↓

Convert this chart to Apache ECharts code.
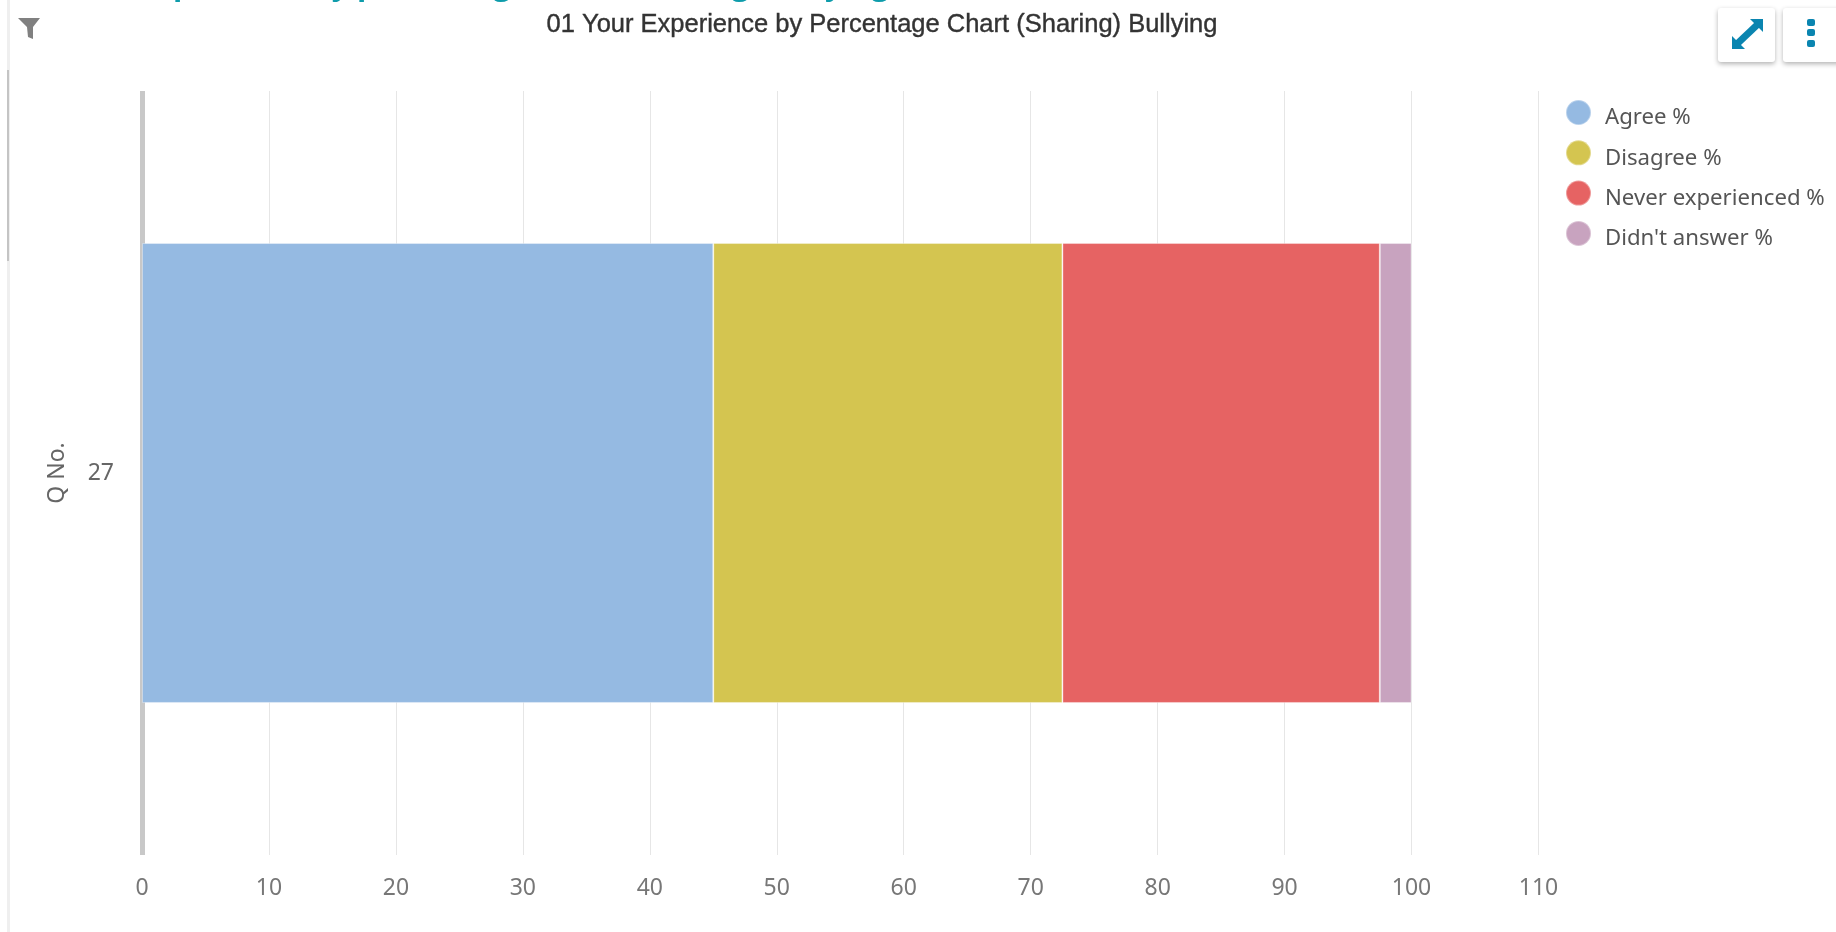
<!DOCTYPE html>
<html><head><meta charset="utf-8">
<style>html,body{margin:0;padding:0;background:#fff;overflow:hidden}#c{width:1836px;height:932px}</style>
<script src="https://cdn.jsdelivr.net/npm/echarts@6/dist/echarts.min.js"></script>
</head><body><div id="c"></div>
<script>
const categories = ['27'];
const seriesNames = ['Agree %', 'Disagree %', 'Never experienced %', "Didn't answer %"];
const agree = [45];
const disagree = [27.5];
const neverExperienced = [25];
const didntAnswer = [2.5];
const seriesColors = ['#95BAE2', '#D4C550', '#E66363', '#C8A3BF'];
const allValues = [agree, disagree, neverExperienced, didntAnswer];
const titleText = '01 Your Experience by Percentage Chart (Sharing) Bullying';
const headerText = 'Your experience by percentage chart (sharing) bullying';
const yName = 'Q No.';
const font = '"Noto Sans"';
const chart = echarts.init(document.getElementById('c'), null, {renderer:'canvas'});
chart.setOption({
  animation:false,
  backgroundColor:'#fff',
  title:{text:titleText,left:877,textAlign:'center',top:7,textStyle:{fontFamily:'"Liberation Sans"',fontSize:25.5,fontWeight:'normal',color:'#333',textBorderColor:'#333',textBorderWidth:0.4}},
  legend:{orient:'vertical',left:1560,top:94,itemWidth:25,itemHeight:25,itemGap:10.3,icon:'circle',
    data:seriesNames,formatter:'{t|{name}}',
    textStyle:{rich:{t:{fontFamily:font,fontSize:22.2,color:'#555',padding:[11,0,0,9]}}}},
  grid:{left:142,right:297.5,top:91,bottom:77,containLabel:false},
  xAxis:{type:'value',min:0,max:110,interval:10,
    axisLine:{show:false},axisTick:{show:false},
    axisLabel:{margin:22,fontFamily:font,fontSize:23,color:'#777'},
    splitLine:{show:true,lineStyle:{color:'#e6e6e6',width:1}}},
  yAxis:{type:'category',data:categories,name:yName,nameLocation:'middle',nameGap:73,nameRotate:90,
    nameTextStyle:{fontFamily:font,fontSize:23,color:'#666'},
    axisLine:{show:true,lineStyle:{color:'#c8c8c8',width:5,cap:'butt'}},axisTick:{show:false},
    axisLabel:{margin:28,fontFamily:font,fontSize:23,color:'#666'},splitLine:{show:false}},
  series:seriesNames.map((n,i)=>({name:n,type:'bar',stack:'total',barWidth:'60.2%',data:allValues[i],
    itemStyle:{color:seriesColors[i],borderColor:'rgba(255,255,255,0.35)',borderWidth:1}})),
  graphic:[
    {type:'text',x:58,y:-29,style:{text:headerText,font:'bold 30.4px "Open Sans"',fill:'#0E9CAB'}},
    {type:'rect',shape:{x:7,y:0,width:3,height:932},style:{fill:'#efefef'}},
    {type:'rect',shape:{x:7,y:70,width:2,height:191},style:{fill:'#c4c4c4'}},
    {type:'polygon',shape:{points:[[18,18],[40,18],[33,27],[33,39],[28,37],[27,27]]},style:{fill:'#808080'}},
    {type:'rect',shape:{x:1718,y:8,width:57,height:54,r:3},style:{fill:'#fff',shadowBlur:5,shadowColor:'rgba(0,0,0,0.3)',shadowOffsetY:2}},
    {type:'rect',shape:{x:1783,y:8,width:70,height:54,r:3},style:{fill:'#fff',shadowBlur:5,shadowColor:'rgba(0,0,0,0.3)',shadowOffsetY:2}},
    {type:'polygon',shape:{points:[[1750,19],[1763,19],[1763,32]]},style:{fill:'#0A85B0'}},
    {type:'polygon',shape:{points:[[1732,49],[1745,49],[1732,36]]},style:{fill:'#0A85B0'}},
    {type:'line',shape:{x1:1738,y1:43,x2:1757,y2:25},style:{stroke:'#0A85B0',lineWidth:7}},
    {type:'rect',shape:{x:1807,y:19,width:8,height:7,r:2},style:{fill:'#0A85B0'}},
    {type:'rect',shape:{x:1807,y:29,width:8,height:7,r:2},style:{fill:'#0A85B0'}},
    {type:'rect',shape:{x:1807,y:40,width:8,height:7,r:2},style:{fill:'#0A85B0'}}
  ]
});
</script></body></html>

↑

- **Set problem**: Write out the listing above again, exactly, but with no pictures in the copy.

- **Written solution**:
Convert this chart to Apache ECharts code.
<!DOCTYPE html>
<html><head><meta charset="utf-8">
<style>html,body{margin:0;padding:0;background:#fff;overflow:hidden}#c{width:1836px;height:932px}</style>
<script src="https://cdn.jsdelivr.net/npm/echarts@6/dist/echarts.min.js"></script>
</head><body><div id="c"></div>
<script>
const categories = ['27'];
const seriesNames = ['Agree %', 'Disagree %', 'Never experienced %', "Didn't answer %"];
const agree = [45];
const disagree = [27.5];
const neverExperienced = [25];
const didntAnswer = [2.5];
const seriesColors = ['#95BAE2', '#D4C550', '#E66363', '#C8A3BF'];
const allValues = [agree, disagree, neverExperienced, didntAnswer];
const titleText = '01 Your Experience by Percentage Chart (Sharing) Bullying';
const headerText = 'Your experience by percentage chart (sharing) bullying';
const yName = 'Q No.';
const font = '"Noto Sans"';
const chart = echarts.init(document.getElementById('c'), null, {renderer:'canvas'});
chart.setOption({
  animation:false,
  backgroundColor:'#fff',
  title:{text:titleText,left:877,textAlign:'center',top:7,textStyle:{fontFamily:'"Liberation Sans"',fontSize:25.5,fontWeight:'normal',color:'#333',textBorderColor:'#333',textBorderWidth:0.4}},
  legend:{orient:'vertical',left:1560,top:94,itemWidth:25,itemHeight:25,itemGap:10.3,icon:'circle',
    data:seriesNames,formatter:'{t|{name}}',
    textStyle:{rich:{t:{fontFamily:font,fontSize:22.2,color:'#555',padding:[11,0,0,9]}}}},
  grid:{left:142,right:297.5,top:91,bottom:77,containLabel:false},
  xAxis:{type:'value',min:0,max:110,interval:10,
    axisLine:{show:false},axisTick:{show:false},
    axisLabel:{margin:22,fontFamily:font,fontSize:23,color:'#777'},
    splitLine:{show:true,lineStyle:{color:'#e6e6e6',width:1}}},
  yAxis:{type:'category',data:categories,name:yName,nameLocation:'middle',nameGap:73,nameRotate:90,
    nameTextStyle:{fontFamily:font,fontSize:23,color:'#666'},
    axisLine:{show:true,lineStyle:{color:'#c8c8c8',width:5,cap:'butt'}},axisTick:{show:false},
    axisLabel:{margin:28,fontFamily:font,fontSize:23,color:'#666'},splitLine:{show:false}},
  series:seriesNames.map((n,i)=>({name:n,type:'bar',stack:'total',barWidth:'60.2%',data:allValues[i],
    itemStyle:{color:seriesColors[i],borderColor:'rgba(255,255,255,0.35)',borderWidth:1}})),
  graphic:[
    {type:'text',x:58,y:-29,style:{text:headerText,font:'bold 30.4px "Open Sans"',fill:'#0E9CAB'}},
    {type:'rect',shape:{x:7,y:0,width:3,height:932},style:{fill:'#efefef'}},
    {type:'rect',shape:{x:7,y:70,width:2,height:191},style:{fill:'#c4c4c4'}},
    {type:'polygon',shape:{points:[[18,18],[40,18],[33,27],[33,39],[28,37],[27,27]]},style:{fill:'#808080'}},
    {type:'rect',shape:{x:1718,y:8,width:57,height:54,r:3},style:{fill:'#fff',shadowBlur:5,shadowColor:'rgba(0,0,0,0.3)',shadowOffsetY:2}},
    {type:'rect',shape:{x:1783,y:8,width:70,height:54,r:3},style:{fill:'#fff',shadowBlur:5,shadowColor:'rgba(0,0,0,0.3)',shadowOffsetY:2}},
    {type:'polygon',shape:{points:[[1750,19],[1763,19],[1763,32]]},style:{fill:'#0A85B0'}},
    {type:'polygon',shape:{points:[[1732,49],[1745,49],[1732,36]]},style:{fill:'#0A85B0'}},
    {type:'line',shape:{x1:1738,y1:43,x2:1757,y2:25},style:{stroke:'#0A85B0',lineWidth:7}},
    {type:'rect',shape:{x:1807,y:19,width:8,height:7,r:2},style:{fill:'#0A85B0'}},
    {type:'rect',shape:{x:1807,y:29,width:8,height:7,r:2},style:{fill:'#0A85B0'}},
    {type:'rect',shape:{x:1807,y:40,width:8,height:7,r:2},style:{fill:'#0A85B0'}}
  ]
});
</script></body></html>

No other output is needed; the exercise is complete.